Starting at the line containing "Reproduce this chart" and ending at the line containing "studies = [1, 3, 17, 14, 1]", reproduce each line exactly as written, with both end lines included and all pictures omitted.

☆ ☆ ☆ ☆ ☆ ☆ ☆

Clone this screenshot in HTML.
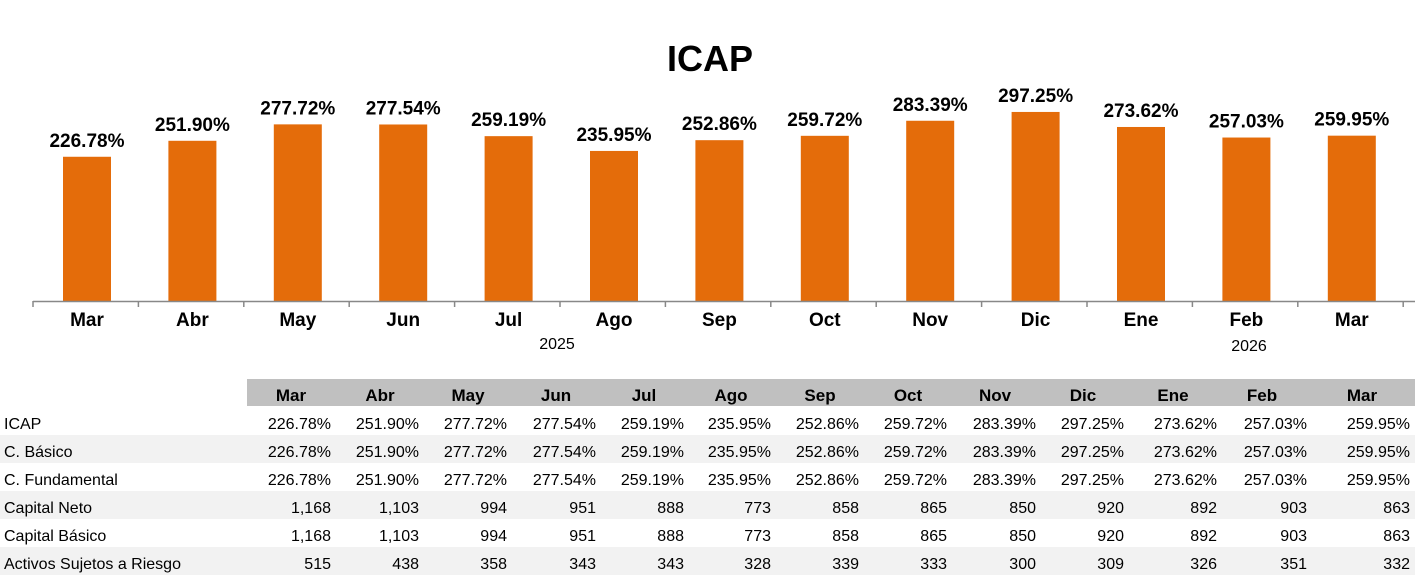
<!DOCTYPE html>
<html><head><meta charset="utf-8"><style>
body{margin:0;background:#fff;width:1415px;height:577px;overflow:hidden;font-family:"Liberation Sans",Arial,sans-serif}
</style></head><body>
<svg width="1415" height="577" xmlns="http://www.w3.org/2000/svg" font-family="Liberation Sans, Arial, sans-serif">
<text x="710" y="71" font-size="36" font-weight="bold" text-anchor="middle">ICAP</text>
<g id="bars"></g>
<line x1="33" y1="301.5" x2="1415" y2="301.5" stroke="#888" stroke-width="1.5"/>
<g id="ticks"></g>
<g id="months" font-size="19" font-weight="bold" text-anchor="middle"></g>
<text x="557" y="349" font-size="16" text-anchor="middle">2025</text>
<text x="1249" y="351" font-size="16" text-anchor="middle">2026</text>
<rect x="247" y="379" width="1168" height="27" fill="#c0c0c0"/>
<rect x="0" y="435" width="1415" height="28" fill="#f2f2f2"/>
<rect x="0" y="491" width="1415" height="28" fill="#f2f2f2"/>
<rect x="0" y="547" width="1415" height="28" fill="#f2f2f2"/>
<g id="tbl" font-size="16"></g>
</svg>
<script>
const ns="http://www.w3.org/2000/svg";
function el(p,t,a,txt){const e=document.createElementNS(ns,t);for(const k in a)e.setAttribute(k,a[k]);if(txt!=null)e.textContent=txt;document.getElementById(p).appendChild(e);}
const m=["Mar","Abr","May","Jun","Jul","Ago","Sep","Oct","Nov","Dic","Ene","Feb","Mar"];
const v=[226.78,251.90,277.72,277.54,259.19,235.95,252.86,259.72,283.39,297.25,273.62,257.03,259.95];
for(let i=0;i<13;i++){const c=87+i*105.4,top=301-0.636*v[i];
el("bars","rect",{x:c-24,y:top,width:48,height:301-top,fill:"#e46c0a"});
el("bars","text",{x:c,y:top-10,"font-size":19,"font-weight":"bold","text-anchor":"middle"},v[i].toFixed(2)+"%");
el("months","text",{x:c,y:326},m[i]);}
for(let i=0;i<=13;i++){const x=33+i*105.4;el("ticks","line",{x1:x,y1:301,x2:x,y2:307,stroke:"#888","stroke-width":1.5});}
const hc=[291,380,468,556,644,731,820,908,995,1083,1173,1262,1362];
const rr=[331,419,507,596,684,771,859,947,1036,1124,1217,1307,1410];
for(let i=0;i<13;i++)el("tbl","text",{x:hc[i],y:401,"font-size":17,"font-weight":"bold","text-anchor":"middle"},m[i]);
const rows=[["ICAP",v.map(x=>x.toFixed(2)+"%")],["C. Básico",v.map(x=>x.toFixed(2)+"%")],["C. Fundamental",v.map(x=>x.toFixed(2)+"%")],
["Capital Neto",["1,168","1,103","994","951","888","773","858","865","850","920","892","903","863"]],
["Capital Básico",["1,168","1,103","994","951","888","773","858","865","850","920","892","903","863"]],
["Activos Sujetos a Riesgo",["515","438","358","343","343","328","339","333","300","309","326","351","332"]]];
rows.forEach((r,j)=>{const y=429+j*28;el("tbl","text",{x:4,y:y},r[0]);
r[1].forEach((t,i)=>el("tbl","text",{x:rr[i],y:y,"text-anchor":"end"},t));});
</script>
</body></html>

☆ ☆ ☆ ☆ ☆ ☆ ☆

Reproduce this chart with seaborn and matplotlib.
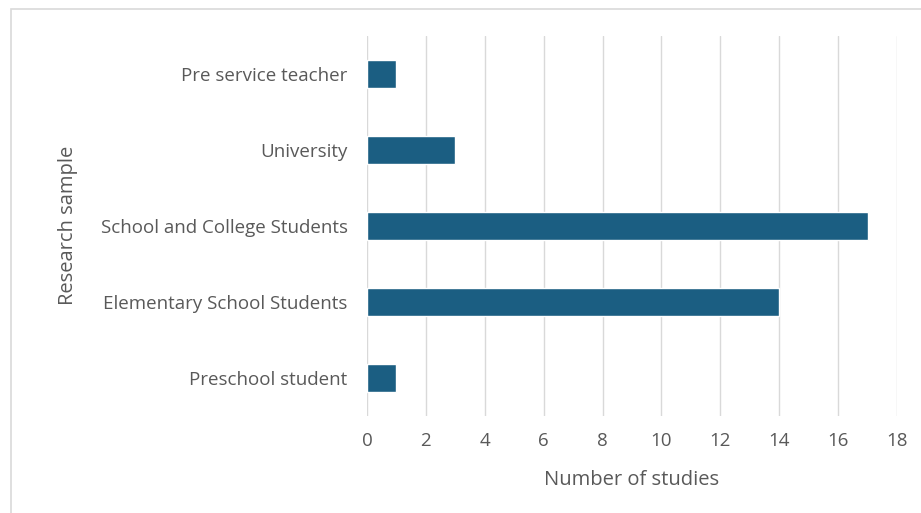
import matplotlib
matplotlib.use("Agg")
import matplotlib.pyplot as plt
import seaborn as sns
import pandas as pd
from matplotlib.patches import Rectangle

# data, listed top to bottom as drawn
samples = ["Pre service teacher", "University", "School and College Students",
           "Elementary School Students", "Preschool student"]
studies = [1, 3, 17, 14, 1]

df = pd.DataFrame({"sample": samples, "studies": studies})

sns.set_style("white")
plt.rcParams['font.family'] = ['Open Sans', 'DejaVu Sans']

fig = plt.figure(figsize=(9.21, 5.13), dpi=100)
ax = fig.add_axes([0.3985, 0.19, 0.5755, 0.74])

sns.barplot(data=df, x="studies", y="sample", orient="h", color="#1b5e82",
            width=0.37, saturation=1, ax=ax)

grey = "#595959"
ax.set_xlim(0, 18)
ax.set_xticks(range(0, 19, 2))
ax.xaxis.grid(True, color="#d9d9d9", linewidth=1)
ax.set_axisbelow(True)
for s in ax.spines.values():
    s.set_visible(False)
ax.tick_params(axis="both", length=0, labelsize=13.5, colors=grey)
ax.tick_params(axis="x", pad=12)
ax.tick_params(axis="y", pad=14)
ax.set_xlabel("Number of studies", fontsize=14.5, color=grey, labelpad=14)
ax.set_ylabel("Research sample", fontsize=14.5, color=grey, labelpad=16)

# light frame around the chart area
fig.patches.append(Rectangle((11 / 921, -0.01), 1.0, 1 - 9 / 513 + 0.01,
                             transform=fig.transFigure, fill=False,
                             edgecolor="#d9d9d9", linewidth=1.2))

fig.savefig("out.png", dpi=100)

☆ ☆ ☆ ☆ ☆ ☆ ☆

- Exercise response -
Reproduce this chart with seaborn and matplotlib.
import matplotlib
matplotlib.use("Agg")
import matplotlib.pyplot as plt
import seaborn as sns
import pandas as pd
from matplotlib.patches import Rectangle

# data, listed top to bottom as drawn
samples = ["Pre service teacher", "University", "School and College Students",
           "Elementary School Students", "Preschool student"]
studies = [1, 3, 17, 14, 1]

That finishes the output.